**REQUIRED WORK**. Copy the lines of the data below exactly, starting at the first and stopping after the line that contains "GREEN = '#1fe01f'"; include no pictures.

**STORED DATA**.

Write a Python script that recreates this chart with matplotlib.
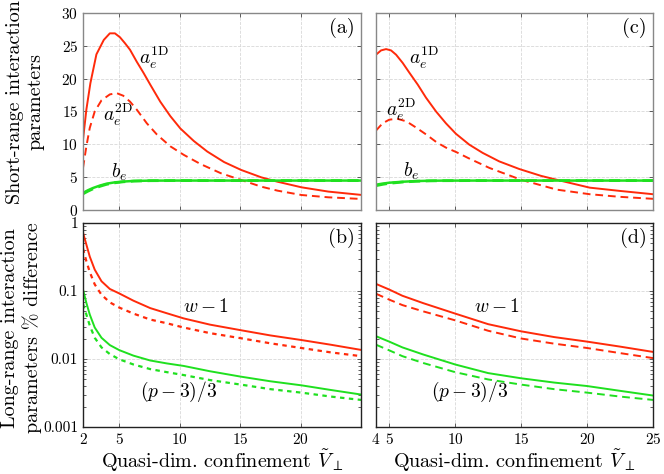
import matplotlib as mpl
mpl.use('Agg')
import matplotlib.pyplot as plt
import matplotlib.ticker as mticker

plt.rc('font', family='serif', serif=['cmr10'], size=11)
plt.rc('mathtext', fontset='cm')
plt.rcParams['axes.formatter.use_mathtext'] = True

RED = '#ff2a0a'
GREEN = '#1fe01f'

# ---------------- panel (a) ----------------
xa_1d = [2.0, 2.28, 2.61, 3.11, 3.72, 4.22, 4.64, 5.06, 5.47, 5.89, 6.44, 7.0, 7.56, 8.39, 9.22,
         10.06, 11.17, 12.28, 13.67, 15.08, 16.75, 18.1, 20.08, 22.3, 25.0]
ya_1d = [10.7, 15.3, 19.3, 23.7, 25.9, 26.9, 26.9, 26.3, 25.4, 24.4, 22.6, 20.9, 19.1, 16.5, 14.3,
         12.4, 10.5, 8.9, 7.3, 6.1, 4.97, 4.3, 3.45, 2.8, 2.3]
xa_2d = [2.0, 2.28, 2.56, 2.97, 3.53, 4.22, 4.78, 5.33, 5.89, 6.44, 7.28, 8.11, 9.22, 10.33, 11.72,
         13.4, 15.08, 16.75, 18.1, 20.08, 22.3, 25.0]
ya_2d = [6.4, 9.7, 12.5, 15.0, 16.7, 17.6, 17.8, 17.4, 16.5, 15.3, 13.2, 11.5, 9.7, 8.4, 7.0,
         5.6, 4.57, 3.55, 2.94, 2.28, 1.93, 1.68]
xa_b = [2.0, 2.4, 2.83, 3.4, 3.94, 4.6, 5.33, 6.2, 7.56, 10.0, 25.0]
ya_b = [2.6, 3.0, 3.35, 3.72, 4.0, 4.2, 4.33, 4.42, 4.47, 4.48, 4.48]
ya_b2 = [2.45, 2.85, 3.22, 3.6, 3.9, 4.13, 4.29, 4.4, 4.46, 4.48, 4.48]

# ---------------- panel (c) ----------------
xc_1d = [4.0, 4.38, 4.76, 5.14, 5.52, 6.02, 6.53, 7.16, 7.79, 8.55, 9.3, 10.06, 11.07, 12.08,
         13.34, 14.86, 16.5, 17.7, 20.2, 22.5, 25.0]
yc_1d = [23.65, 24.3, 24.5, 24.3, 23.65, 22.4, 20.9, 19.1, 17.1, 15.0, 13.2, 11.6, 9.95, 8.7,
         7.4, 6.24, 5.2, 4.6, 3.4, 2.9, 2.4]
xc_2d = [4.0, 4.5, 5.0, 5.6, 6.3, 7.0, 7.8, 8.6, 9.3, 10.1, 11.0, 12.6, 15.0, 17.7, 20.2, 22.5, 25.0]
yc_2d = [12.1, 13.2, 13.75, 13.9, 13.5, 12.6, 11.5, 10.3, 9.5, 8.8, 7.9, 6.4, 4.6, 3.1, 2.4, 2.0, 1.7]
xc_b = [4.0, 4.5, 5.0, 6.0, 7.0, 8.0, 9.0, 12.0, 25.0]
yc_b = [3.85, 4.02, 4.15, 4.3, 4.4, 4.45, 4.47, 4.48, 4.48]
yc_b2 = [3.7, 3.9, 4.06, 4.25, 4.37, 4.43, 4.46, 4.48, 4.48]

# ---------------- panel (b) ----------------
xb = [2.0, 2.28, 2.56, 2.97, 3.53, 4.22, 5.0, 6.17, 7.56, 8.94, 10.33, 12.5, 15.05, 17.5, 20.06, 22.5, 25.0]
yb_w = [0.72, 0.48, 0.32, 0.206, 0.139, 0.107, 0.092, 0.072, 0.056, 0.047, 0.0395, 0.032, 0.0265,
        0.0222, 0.019, 0.0162, 0.0136]
yb_w2 = [0.42, 0.273, 0.19, 0.125, 0.088, 0.068, 0.057, 0.0465, 0.038, 0.0335, 0.029, 0.024, 0.0202,
         0.017, 0.0145, 0.0125, 0.011]
yb_p = [0.105, 0.0667, 0.045, 0.029, 0.0205, 0.016, 0.0135, 0.0112, 0.0095, 0.0086, 0.0079, 0.0066,
        0.0055, 0.0047, 0.0041, 0.0035, 0.003]
yb_p2 = [0.064, 0.045, 0.031, 0.0205, 0.0148, 0.0118, 0.0099, 0.0083, 0.0071, 0.0064, 0.0058, 0.0049,
         0.0042, 0.0036, 0.0032, 0.0028, 0.0025]

# ---------------- panel (d) ----------------
xd = [4.0, 5.0, 6.0, 7.6, 10.0, 12.5, 15.0, 17.5, 20.0, 22.5, 25.0]
yd_w = [0.127, 0.105, 0.085, 0.066, 0.0465, 0.0325, 0.0255, 0.021, 0.018, 0.0152, 0.0127]
yd_w2 = [0.091, 0.0746, 0.062, 0.050, 0.037, 0.026, 0.020, 0.0168, 0.0145, 0.0122, 0.0103]
yd_p = [0.0216, 0.018, 0.0148, 0.0116, 0.0083, 0.0062, 0.0052, 0.0045, 0.0040, 0.0034, 0.0029]
yd_p2 = [0.0162, 0.0134, 0.011, 0.0087, 0.0064, 0.005, 0.0042, 0.0036, 0.0032, 0.0028, 0.0025]

fig = plt.figure(figsize=(6.64, 4.74), dpi=100)
ax_a = fig.add_axes([0.125, 0.557, 0.4187, 0.4156])
ax_c = fig.add_axes([0.5663, 0.557, 0.4172, 0.4156])
ax_b = fig.add_axes([0.125, 0.0992, 0.4187, 0.4304])
ax_d = fig.add_axes([0.5663, 0.0992, 0.4172, 0.4304])

LBL = 14.5
ANN = 14


def style(ax, frame):
    ax.tick_params(which='both', direction='in', top=True, right=True, length=3, width=0.6, color='#444444')
    ax.tick_params(which='minor', length=2)
    ax.grid(True, which='major', color='#d8d8d8', linestyle='--', linewidth=0.6)
    ax.set_axisbelow(True)
    for s in ax.spines.values():
        s.set_color(frame)
        s.set_linewidth(1.0)


# top panels
ax_a.plot(xa_1d, ya_1d, color=RED, lw=1.4)
ax_a.plot(xa_2d, ya_2d, color=RED, lw=1.4, ls=(0, (4, 2.5)))
ax_a.plot(xa_b, ya_b2, color=GREEN, lw=2.0, ls=(0, (4, 2)))
ax_a.plot(xa_b, ya_b, color=GREEN, lw=1.8)
ax_a.set_xlim(2, 25)
ax_a.set_ylim(0, 30)
ax_a.set_xticks([2, 5, 10, 15, 20])
ax_a.set_xticklabels([])
ax_a.set_yticks([0, 5, 10, 15, 20, 25, 30])
ax_a.text(7.85, 23.1, r'$a_e^{\rm 1D}$', fontsize=ANN, ha='center', va='center')
ax_a.text(4.9, 14.5, r'$a_e^{\rm 2D}$', fontsize=ANN, ha='center', va='center')
ax_a.text(4.97, 5.8, r'$b_e$', fontsize=ANN, ha='center', va='center')
ax_a.text(0.978, 0.975, '(a)', transform=ax_a.transAxes, ha='right', va='top', fontsize=LBL)
ax_a.set_ylabel('Short-range interaction\nparameters', fontsize=LBL)
ax_a.yaxis.set_label_coords(-0.137, 0.55)
style(ax_a, '#888888')

ax_c.plot(xc_1d, yc_1d, color=RED, lw=1.4)
ax_c.plot(xc_2d, yc_2d, color=RED, lw=1.4, ls=(0, (4, 2.5)))
ax_c.plot(xc_b, yc_b2, color=GREEN, lw=2.0, ls=(0, (4, 2)))
ax_c.plot(xc_b, yc_b, color=GREEN, lw=1.8)
ax_c.set_xlim(4, 25)
ax_c.set_ylim(0, 30)
ax_c.set_xticks([5, 10, 15, 20])
ax_c.set_xticklabels([])
ax_c.set_yticks([0, 5, 10, 15, 20, 25, 30])
ax_c.set_yticklabels([])
ax_c.text(7.66, 23.1, r'$a_e^{\rm 1D}$', fontsize=ANN, ha='center', va='center')
ax_c.text(5.9, 15.3, r'$a_e^{\rm 2D}$', fontsize=ANN, ha='center', va='center')
ax_c.text(6.65, 5.9, r'$b_e$', fontsize=ANN, ha='center', va='center')
ax_c.text(0.978, 0.975, '(c)', transform=ax_c.transAxes, ha='right', va='top', fontsize=LBL)
style(ax_c, '#888888')

# bottom panels
log_ticks = [0.001, 0.01, 0.1, 1]
log_labels = ['0.001', '0.01', '0.1', '1']

ax_b.plot(xb, yb_w, color=RED, lw=1.4)
ax_b.plot(xb, yb_w2, color=RED, lw=1.6, ls=(0, (2, 2)))
ax_b.plot(xb, yb_p, color=GREEN, lw=1.4)
ax_b.plot(xb, yb_p2, color=GREEN, lw=1.6, ls=(0, (2, 2)))
ax_b.set_yscale('log')
ax_b.set_xlim(2, 25)
ax_b.set_ylim(0.001, 1)
ax_b.set_xticks([2, 5, 10, 15, 20])
ax_b.set_yticks(log_ticks)
ax_b.set_yticklabels(log_labels)
ax_b.yaxis.set_minor_formatter(mticker.NullFormatter())
ax_b.text(12.2, 0.058, r'$w-1$', fontsize=ANN, ha='center', va='center')
ax_b.text(9.9, 0.0033, r'$(p-3)/3$', fontsize=ANN, ha='center', va='center')
ax_b.text(0.978, 0.975, '(b)', transform=ax_b.transAxes, ha='right', va='top', fontsize=LBL)
ax_b.set_ylabel('Long-range interaction\nparameters % difference', fontsize=LBL)
ax_b.yaxis.set_label_coords(-0.147, 0.485)
ax_b.set_xlabel(r'Quasi-dim. confinement $\tilde{V}_{\perp}$', fontsize=LBL, labelpad=0.5)
style(ax_b, '#222222')

ax_d.plot(xd, yd_w, color=RED, lw=1.4)
ax_d.plot(xd, yd_w2, color=RED, lw=1.4, ls=(0, (4, 2.5)))
ax_d.plot(xd, yd_p, color=GREEN, lw=1.4)
ax_d.plot(xd, yd_p2, color=GREEN, lw=1.4, ls=(0, (4, 2.5)))
ax_d.set_yscale('log')
ax_d.set_xlim(4, 25)
ax_d.set_ylim(0.001, 1)
ax_d.set_xticks([4, 5, 10, 15, 20, 25])
ax_d.set_yticks(log_ticks)
ax_d.set_yticklabels([])
ax_d.yaxis.set_minor_formatter(mticker.NullFormatter())
ax_d.text(13.2, 0.058, r'$w-1$', fontsize=ANN, ha='center', va='center')
ax_d.text(11.1, 0.0033, r'$(p-3)/3$', fontsize=ANN, ha='center', va='center')
ax_d.text(0.978, 0.975, '(d)', transform=ax_d.transAxes, ha='right', va='top', fontsize=LBL)
ax_d.set_xlabel(r'Quasi-dim. confinement $\tilde{V}_{\perp}$', fontsize=LBL, labelpad=0.5)
style(ax_d, '#222222')

fig.savefig('out.png', dpi=100)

**OUTPUT OF THE EXERCISE**.
Write a Python script that recreates this chart with matplotlib.
import matplotlib as mpl
mpl.use('Agg')
import matplotlib.pyplot as plt
import matplotlib.ticker as mticker

plt.rc('font', family='serif', serif=['cmr10'], size=11)
plt.rc('mathtext', fontset='cm')
plt.rcParams['axes.formatter.use_mathtext'] = True

RED = '#ff2a0a'
GREEN = '#1fe01f'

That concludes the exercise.